The study found that when women are present they tend to be in HR and marketing roles, with few in senior strategic, business development and technology roles. “The number in senior technology positions is vanishingly small,” it stated.

Meanwhile, the report said white men control 93% of venture capital investments and warned that fintech appears to be repeating the behaviour of traditional finance, which would be a missed opportunity.

But there were positives, with the percentage of companies with at least one woman founder slowly increasing year on year. The report said in 2010 under 6% of leading fintechs had women in the founding team, but this was 20% in 2019 and 30% in 2020.

Recent announcements by Barclays and Morgan Stanley that they are bringing fintech hubs to the UK, with a focus on diversity, have raised hopes that the tide is changing, but the obstacles to change run deep.

Sylvia Carrasco, CEO at gold trading fintech platform Goldex, recently told Computer Weekly that women still have more barriers than men when they set up their own companies, and not just in the fintech sector. 

“I always say that it is too late for us to try to attract women into finance when they leave school or universities. The top of the pyramid at that point is too thin so we must make the bottom larger. How? Equality of opportunities must start being imprinted in childhood, at schools and by families,” she said.

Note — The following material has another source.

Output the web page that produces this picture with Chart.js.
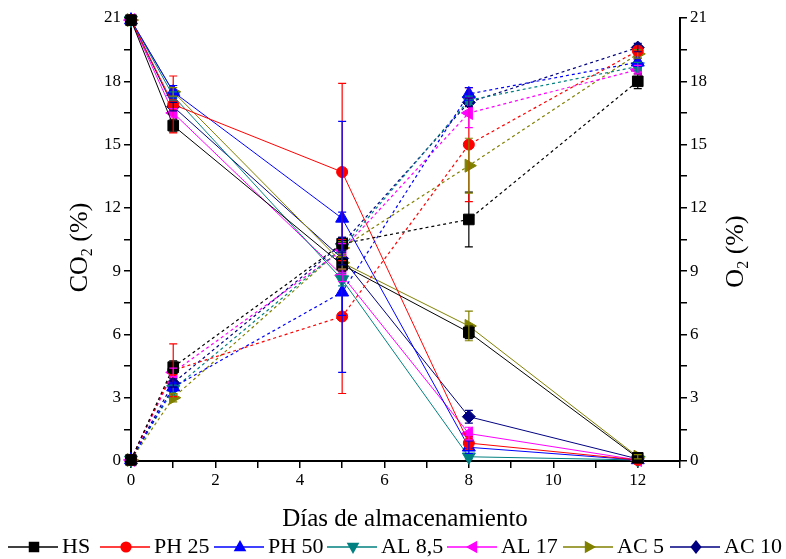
<!DOCTYPE html>
<html>
<head>
    <title>CO2 / O2</title>
    <script src="https://cdn.jsdelivr.net/npm/chart.js"></script>
    <style>
        body { margin: 0; background: #fff; }
        #wrap { width: 786px; height: 559px; }
    </style>
</head>
<body>
    <div id="wrap"><canvas id="gasChart" width="786" height="559"></canvas></div>

    <script>
    // storage days
    const days = [0, 1, 5, 8, 12];
    const names = ['HS', 'PH 25', 'PH 50', 'AL 8,5', 'AL 17', 'AC 5', 'AC 10'];
    const colors = ['#000000', '#ff0000', '#0000ff', '#008080', '#ff00ff', '#808000', '#000080'];

    // O2 (%) - solid lines
    const o2HS   = [20.9, 15.9, 9.3, 6.1, 0.15];
    const o2PH25 = [20.9, 16.9, 13.7, 0.85, 0.05];
    const o2PH50 = [20.9, 17.5, 11.5, 0.65, 0.05];
    const o2AL85 = [20.9, 17.3, 8.6, 0.2, 0.05];
    const o2AL17 = [20.9, 16.5, 8.8, 1.3, 0.05];
    const o2AC5  = [20.9, 17.5, 9.4, 6.4, 0.2];
    const o2AC10 = [20.9, 16.8, 9.6, 2.1, 0.1];

    // CO2 (%) - dashed lines
    const co2HS   = [0.05, 4.45, 10.3, 11.45, 18.0];
    const co2PH25 = [0.05, 4.3, 6.85, 15.0, 19.45];
    const co2PH50 = [0.05, 3.5, 8.0, 17.4, 18.9];
    const co2AL85 = [0.05, 3.4, 10.1, 17.1, 18.7];
    const co2AL17 = [0.05, 4.2, 10.0, 16.5, 18.55];
    const co2AC5  = [0.05, 3.0, 10.1, 14.0, 19.3];
    const co2AC10 = [0.05, 3.7, 10.3, 17.0, 19.6];

    // standard deviations
    const sdO2HS   = [0, 0.3, 0.3, 0.3, 0.1];
    const sdO2PH25 = [0, 1.35, 4.2, 0.3, 0];
    const sdO2PH50 = [0, 0.3, 4.6, 0.3, 0];
    const sdO2AL85 = [0, 0.2, 0.3, 0.1, 0];
    const sdO2AL17 = [0, 0.2, 0.3, 0.3, 0];
    const sdO2AC5  = [0, 0.2, 0.3, 0.7, 0.1];
    const sdO2AC10 = [0, 0.2, 0.3, 0.3, 0];

    const sdCO2HS   = [0, 0.3, 0.3, 1.3, 0.35];
    const sdCO2PH25 = [0, 1.25, 3.65, 2.7, 0.2];
    const sdCO2PH50 = [0, 0.2, 3.8, 0.3, 0.2];
    const sdCO2AL85 = [0, 0.2, 0.3, 0.2, 0.2];
    const sdCO2AL17 = [0, 0.2, 0.3, 0.7, 0.2];
    const sdCO2AC5  = [0, 0.2, 0.3, 1.3, 0.2];
    const sdCO2AC10 = [0, 0.2, 0.3, 0.2, 0.2];

    const yTicks = [0, 3, 6, 9, 12, 15, 18, 21];
    const xTicks = [0, 2, 4, 6, 8, 10, 12];

    const o2 = [o2HS, o2PH25, o2PH50, o2AL85, o2AL17, o2AC5, o2AC10];
    const co2 = [co2HS, co2PH25, co2PH50, co2AL85, co2AL17, co2AC5, co2AC10];
    const sdO2 = [sdO2HS, sdO2PH25, sdO2PH50, sdO2AL85, sdO2AL17, sdO2AC5, sdO2AC10];
    const sdCO2 = [sdCO2HS, sdCO2PH25, sdCO2PH50, sdCO2AL85, sdCO2AL17, sdCO2AC5, sdCO2AC10];

    // marker shape per series
    const markers = [
        { style: 'rect', rot: 0, r: 7.5 },
        { style: 'circle', rot: 0, r: 5.5 },
        { style: 'triangle', rot: 0, r: 7.5 },
        { style: 'triangle', rot: 180, r: 7.5 },
        { style: 'triangle', rot: 270, r: 7.5 },
        { style: 'triangle', rot: 90, r: 7.5 },
        { style: 'rectRot', rot: 0, r: 6.5 }
    ];

    const SERIF = '"Liberation Serif", "Times New Roman", serif';

    function makeSet(values, sd, i, dashed) {
        return {
            label: names[i],
            data: days.map((d, j) => ({ x: d, y: values[j] })),
            errors: sd,
            yAxisID: dashed ? 'y' : 'y1',
            borderColor: colors[i],
            backgroundColor: colors[i],
            borderWidth: dashed ? 1.2 : 1,
            borderDash: dashed ? [3, 3] : [],
            pointStyle: markers[i].style,
            pointRotation: markers[i].rot,
            pointRadius: markers[i].r,
            pointBorderWidth: 1,
            tension: 0,
            clip: false
        };
    }

    const datasets = [];
    for (let i = 0; i < names.length; i++) datasets.push(makeSet(co2[i], sdCO2[i], i, true));
    for (let i = 0; i < names.length; i++) datasets.push(makeSet(o2[i], sdO2[i], i, false));

    const errorBars = {
        id: 'errorBars',
        afterDatasetsDraw(chart) {
            const c = chart.ctx;
            chart.data.datasets.forEach((ds, i) => {
                const meta = chart.getDatasetMeta(i);
                const sc = chart.scales[ds.yAxisID];
                c.save();
                c.strokeStyle = ds.borderColor;
                c.lineWidth = 1.2;
                meta.data.forEach((pt, j) => {
                    const e = ds.errors[j];
                    if (!e) return;
                    const v = ds.data[j].y;
                    const top = sc.getPixelForValue(v + e);
                    const bot = sc.getPixelForValue(v - e);
                    c.beginPath();
                    c.moveTo(pt.x, top); c.lineTo(pt.x, bot);
                    c.moveTo(pt.x - 4, top); c.lineTo(pt.x + 4, top);
                    c.moveTo(pt.x - 4, bot); c.lineTo(pt.x + 4, bot);
                    c.stroke();
                });
                c.restore();
            });
        }
    };

    // text with a subscript "2", rotated to read bottom-up
    function gasTitle(c, x, y, base, rest) {
        c.save();
        c.translate(x, y);
        c.rotate(-Math.PI / 2);
        c.fillStyle = '#000';
        c.textBaseline = 'middle';
        const big = '26px ' + SERIF, small = '16px ' + SERIF;
        c.font = big;
        const w1 = c.measureText(base).width;
        const w3 = c.measureText(rest).width;
        c.font = small;
        const w2 = c.measureText('2').width;
        let sx = -(w1 + w2 + w3) / 2;
        c.font = big; c.fillText(base, sx, 0); sx += w1;
        c.font = small; c.fillText('2', sx, 8); sx += w2;
        c.font = big; c.fillText(rest, sx, 0);
        c.restore();
    }

    function drawMarker(c, style, rot, x, y, r) {
        c.save();
        c.translate(x, y);
        c.rotate(rot * Math.PI / 180);
        c.beginPath();
        if (style === 'circle') {
            c.arc(0, 0, r * 0.8, 0, Math.PI * 2);
        } else if (style === 'rect') {
            const s = r * 0.75;
            c.rect(-s, -s, 2 * s, 2 * s);
        } else if (style === 'rectRot') {
            c.moveTo(0, -r); c.lineTo(r * 0.8, 0); c.lineTo(0, r); c.lineTo(-r * 0.8, 0);
            c.closePath();
        } else {
            c.moveTo(0, -r); c.lineTo(r * 0.9, r * 0.6); c.lineTo(-r * 0.9, r * 0.6);
            c.closePath();
        }
        c.fill();
        c.restore();
    }

    const decorations = {
        id: 'decorations',
        afterDraw(chart) {
            const c = chart.ctx;
            const area = chart.chartArea;
            const midY = (area.top + area.bottom) / 2;
            gasTitle(c, 80, midY + 8, 'CO', ' (%)');
            gasTitle(c, 736, midY + 12, 'O', ' (%)');

            c.save();
            c.fillStyle = '#000';
            c.font = '25px ' + SERIF;
            c.textAlign = 'center';
            c.textBaseline = 'middle';
            c.fillText('Días de almacenamiento', 405, 519);

            // legend: line + marker + name
            const starts = [8, 100, 214, 327, 447, 563, 670];
            const ly = 547;
            c.font = '22px ' + SERIF;
            c.textAlign = 'left';
            names.forEach((n, i) => {
                const x0 = starts[i];
                c.strokeStyle = colors[i];
                c.lineWidth = 1.5;
                c.beginPath();
                c.moveTo(x0, ly); c.lineTo(x0 + 50, ly);
                c.stroke();
                c.fillStyle = colors[i];
                drawMarker(c, markers[i].style, markers[i].rot, x0 + 26, ly, 7);
                c.fillStyle = '#000';
                c.fillText(n, x0 + 54, ly);
            });
            c.restore();
        }
    };

    function yAxis(position, width) {
        return {
            type: 'linear',
            position: position,
            min: 0,
            max: 21,
            afterBuildTicks: s => { s.ticks = []; for (let v = 0; v <= 21; v += 1.5) s.ticks.push({ value: v }); },
            ticks: {
                color: '#000',
                font: { family: SERIF, size: 17 },
                padding: 3,
                callback: v => yTicks.includes(v) ? v : ''
            },
            grid: { drawOnChartArea: false, drawTicks: true, tickLength: 7, color: '#000', lineWidth: 1.5 },
            border: { display: true, color: '#000', width: 2 },
            afterFit: s => { s.width = width; }
        };
    }

    new Chart(document.getElementById('gasChart').getContext('2d'), {
        type: 'line',
        data: { datasets: datasets },
        options: {
            responsive: false,
            animation: false,
            layout: { padding: { top: 18, left: 0, right: 0, bottom: 0 } },
            plugins: { legend: { display: false }, tooltip: { enabled: false } },
            scales: {
                x: {
                    type: 'linear',
                    min: 0,
                    max: 13,
                    afterBuildTicks: s => { s.ticks = []; for (let v = 0; v <= 13; v++) s.ticks.push({ value: v }); },
                    ticks: {
                        color: '#000',
                        font: { family: SERIF, size: 17 },
                        padding: 2,
                        maxRotation: 0,
                        callback: v => xTicks.includes(v) ? v : ''
                    },
                    grid: { drawOnChartArea: false, drawTicks: true, tickLength: 7, color: '#000', lineWidth: 1.5 },
                    border: { display: true, color: '#000', width: 2 },
                    afterFit: s => { s.height = 98; }
                },
                y: yAxis('left', 131),
                y1: yAxis('right', 106)
            }
        },
        plugins: [errorBars, decorations]
    });
    </script>
</body>
</html>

“It’s only then that more girls will choose financial studies which will then transpire into them joining financial corporations and fintechs as a professional career. However, we also have to support the ones who have decided to follow that route later on in their journeys.”

Maria Scott, founder of fintech Tania, said there was a lot of work to do to level things up, but awareness of the issue is increasing.

“The key thing now is not to lose the momentum and to make sure it translates into real impact for female founders,” she added. “We need to keep working on this and keep attacking it on several fronts – role models, support structures of this type, continue to promote awareness and create new opportunities.”